A History of Thanksgiving
For many, the celebration of Thanksgiving on the fourth Thursday in November conjures up warm memories
of large family gatherings and festive holiday tables filled with rich foods. It reminds us to be thankful
for all the blessings of the preceding year and hopeful of what lies ahead. Thanksgiving also traditionally
provides us a beautiful picture of different cultures coming together to share a meal in harmony.
The origin of the holiday goes back to the first Pilgrim settlers of New England.
On Sept. 6, 1620 a group of Separatist Puritans known as the Pilgrims set sail on the Mayflower for the New World,
seeking freedom from religious persecution. They sailed from Plymouth, England and sixty-five long days later,
landed on the Cape Cod coast. Soon the Pilgrims settled in this new land and named it Plymouth after their hometown.
The first winter was devastatingly harsh for the small group of Pilgrims, and they eventually lost nearly half of
those who had originally sailed from England together. But the harvest the next year was a bountiful one,
and it is believed that the small fledgling colony would not have survived without the help of the Native Americans.
he Pilgrims decided to hold a three-day harvest festival and invited approximately ninety Wamapanoag Indians,
including a prominent leader named Massasoit. Their first Thanksgiving meal together was probably a traditional
English feast celebrating both the fall harvest and the providence of God.
In 1676, twenty-five years after the first Thanksgiving meal, the governing council of Charlestown, Massachusetts
determined that the community needed to set aside a day to express thanks for the blessings they had received.
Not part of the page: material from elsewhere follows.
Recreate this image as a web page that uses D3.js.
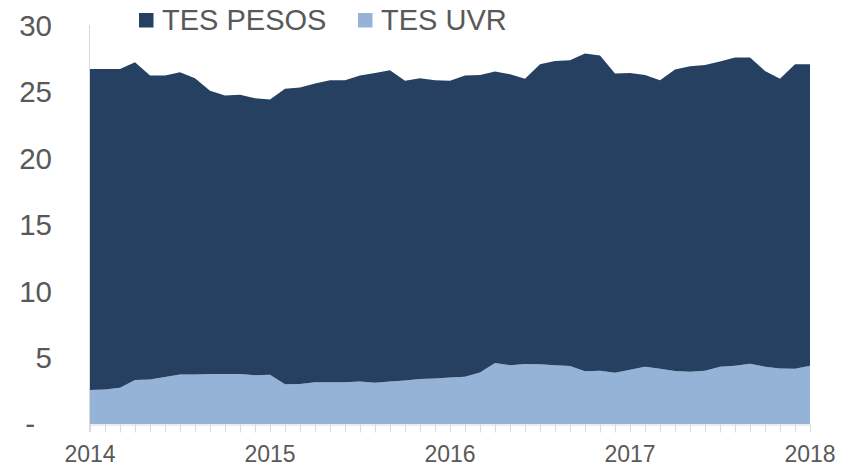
<!DOCTYPE html>
<html>
<head>
<meta charset="utf-8">
<script src="https://cdn.jsdelivr.net/npm/d3@7/dist/d3.min.js"></script>
<style>
  html, body { margin: 0; padding: 0; background: #ffffff; }
  svg { display: block; font-family: "Liberation Sans", Arial, sans-serif; }
</style>
</head>
<body>
<svg id="chart" width="855" height="468"></svg>
<script>
// Monthly observations, Jan 2014 .. Jan 2018
const startYear = 2014;
const tesUVR = [2.55, 2.6, 2.73, 3.3, 3.35, 3.53, 3.73, 3.73, 3.76, 3.76, 3.76, 3.66,
  3.7, 2.98, 3.0, 3.13, 3.13, 3.13, 3.2, 3.1, 3.2, 3.28, 3.38, 3.43,
  3.5, 3.56, 3.88, 4.58, 4.41, 4.51, 4.5, 4.41, 4.36, 3.96, 4.0, 3.86,
  4.08, 4.31, 4.16, 3.98, 3.93, 4.0, 4.31, 4.38, 4.53, 4.31, 4.18, 4.16,
  4.38];
const tesPesos = [24.15, 24.1, 23.97, 23.9, 22.85, 22.67, 22.72, 22.27, 21.3, 20.94, 20.99, 20.84,
  20.7, 22.22, 22.3, 22.47, 22.72, 22.72, 23.0, 23.3, 23.4, 22.52, 22.62, 22.42,
  22.3, 22.64, 22.37, 21.92, 21.89, 21.44, 22.55, 22.89, 22.99, 23.89, 23.7, 22.49,
  22.32, 21.94, 21.69, 22.67, 22.97, 23.0, 22.94, 23.17, 23.02, 22.24, 21.77, 22.89,
  22.67];
const seriesNames = ["TES UVR", "TES PESOS"];
const seriesColors = ["#95b3d7", "#264061"];
const yTicks = [0, 5, 10, 15, 20, 25, 30];
const yearLabels = ["2014", "2015", "2016", "2017", "2018"];

(function () {
const rows = tesUVR.map((v, i) => ({ i: i, "TES UVR": v, "TES PESOS": tesPesos[i] }));

const svg = d3.select("#chart");
const mLeft = 90, mRight = 810, mTop = 25, mBottom = 424;

const x = d3.scaleLinear().domain([0, rows.length - 1]).range([mLeft, mRight]);
const y = d3.scaleLinear().domain([0, 30]).range([mBottom, mTop]);

const stack = d3.stack().keys(seriesNames);
const layers = stack(rows);

const area = d3.area()
  .x(d => x(d.data.i))
  .y0(d => y(d[0]))
  .y1(d => y(d[1]));

svg.append("g").selectAll("path")
  .data(layers)
  .join("path")
  .attr("d", area)
  .attr("fill", (d, k) => seriesColors[k]);

// Y axis line
svg.append("line")
  .attr("x1", mLeft - 0.5).attr("x2", mLeft - 0.5)
  .attr("y1", mTop).attr("y2", mBottom + 8)
  .attr("stroke", "#d9d9d9").attr("stroke-width", 1);

// X axis (monthly ticks)
const xAxis = d3.axisBottom(x)
  .tickValues(d3.range(0, rows.length))
  .tickSize(8)
  .tickSizeOuter(0)
  .tickFormat("");
const gx = svg.append("g").attr("transform", `translate(0,${mBottom + 0.5})`).call(xAxis);
gx.select(".domain").attr("stroke", "#d9d9d9");
gx.selectAll(".tick line").attr("stroke", "#d9d9d9");

// Year labels
svg.append("g").selectAll("text")
  .data(yearLabels)
  .join("text")
  .attr("x", (d, k) => x(k * 12))
  .attr("y", 462)
  .attr("text-anchor", "middle")
  .attr("font-size", 23)
  .attr("fill", "#595959")
  .text(d => d);

// Y labels
svg.append("g").selectAll("text")
  .data(yTicks)
  .join("text")
  .attr("x", d => d === 0 ? 35 : 52)
  .attr("y", d => d === 0 ? y(d) + 10 : y(d) + 10.5)
  .attr("text-anchor", "end")
  .attr("font-size", 29.5)
  .attr("fill", "#595959")
  .text(d => d === 0 ? "-" : d3.format("d")(d));

// Legend
const legendItems = [
  { name: "TES PESOS", color: seriesColors[1], x: 139 },
  { name: "TES UVR", color: seriesColors[0], x: 358 }
];
const lg = svg.append("g").selectAll("g").data(legendItems).join("g")
  .attr("transform", d => `translate(${d.x},0)`);
lg.append("rect").attr("x", 0).attr("y", 13).attr("width", 14.5).attr("height", 14.5)
  .attr("fill", d => d.color);
lg.append("text").attr("x", 23).attr("y", 29.5)
  .attr("font-size", 29)
  .attr("fill", "#595959")
  .text(d => d.name);
})();
</script>
</body>
</html>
June 29 was chosen to be this day of thanksgiving. A century later, on October of 1777, all thirteen colonies
joined in a one-time thanksgiving celebration. George Washington then declared a National Day of Thanksgiving in
1789. However, not everyone was in agreement that there needed to be a special day for thanksgiving.
Finally, in 1863, President Abraham Lincoln instituted the last Thursday in November to be celebrated nationally
as a day of thanksgiving, in response to a campaign organized by magazine editor Sara Joseph Hale.
In 1939, President Franklin Roosevelt moved Thanksgiving Day forward one week, as it is presently celebrated.
The turkey has become the symbol of
Thanksgiving, as it is believed to have been the prize dish of the first
meal shared by the Pilgrims and Native Americans. In fact, early explorers to the
New World quickly acquired a taste for turkey and took the birds
back to Europe. By the 1500s, turkeys were being raised domestically in Italy,
France and England. When the Pilgrims and other settlers arrived in America,
they were already familiar with raising and eating turkey and naturally
included it as part of their Thanksgiving feast.
Benjamin Franklin proposed that the turkey be named
the official United States' bird, and reportedly was dismayed when the bald
eagle was chosen over the turkey. Franklin wrote to his daughter,
referring to the eagle's "bad moral character," saying, "I wish the
bald eagle had not been chosen as the representative of our country! The
turkey is a much more respectable bird, and withal a true original native of America."
The Pilgrims of Plymouth Colony were Separatist Puritans,
a 17th century movement that sought to return to a pure Biblical faith. They believed that the Church of
England had become so corrupt that they could no longer work within the established Church to affect change. As such,
they separated themselves from the Church and sought to live simple lives of obedience to God.
The Pilgrims believed that the "church" consisted not of a grand building, but the people who made up the congregation.
They called the building in which they met a "meetinghouse" and it was usually plainly decorated, free from any icons,
paintings, statues and crosses. Services were held twice on Sundays, morning and afternoon, and usually lasted about
three hours. The Pilgrims were called together to worship by a drum, and sung Psalms without musical accompaniment.
Although they followed the model of the Lord's Prayer, they did not believe that it should be recited by rote.
The service also involved Scripture reading and a sermon. In celebrating a traditional Thanksgiving, consider gathering your local church or Bible study group for a
Pilgrim prayer service. Ask each person to come prepared to share their favorite passage of Scripture.
Begin your service in silence, asking God to bless the meeting and everyone gathered. Sing some simple songs
based on the Psalms. (Many modern praise choruses as well as old hymns come straight out of the Psalms.)
Then have everyone share their favorite Scripture verses and their reasons for choosing them. End the service
in prayer, asking God to bless each family represented.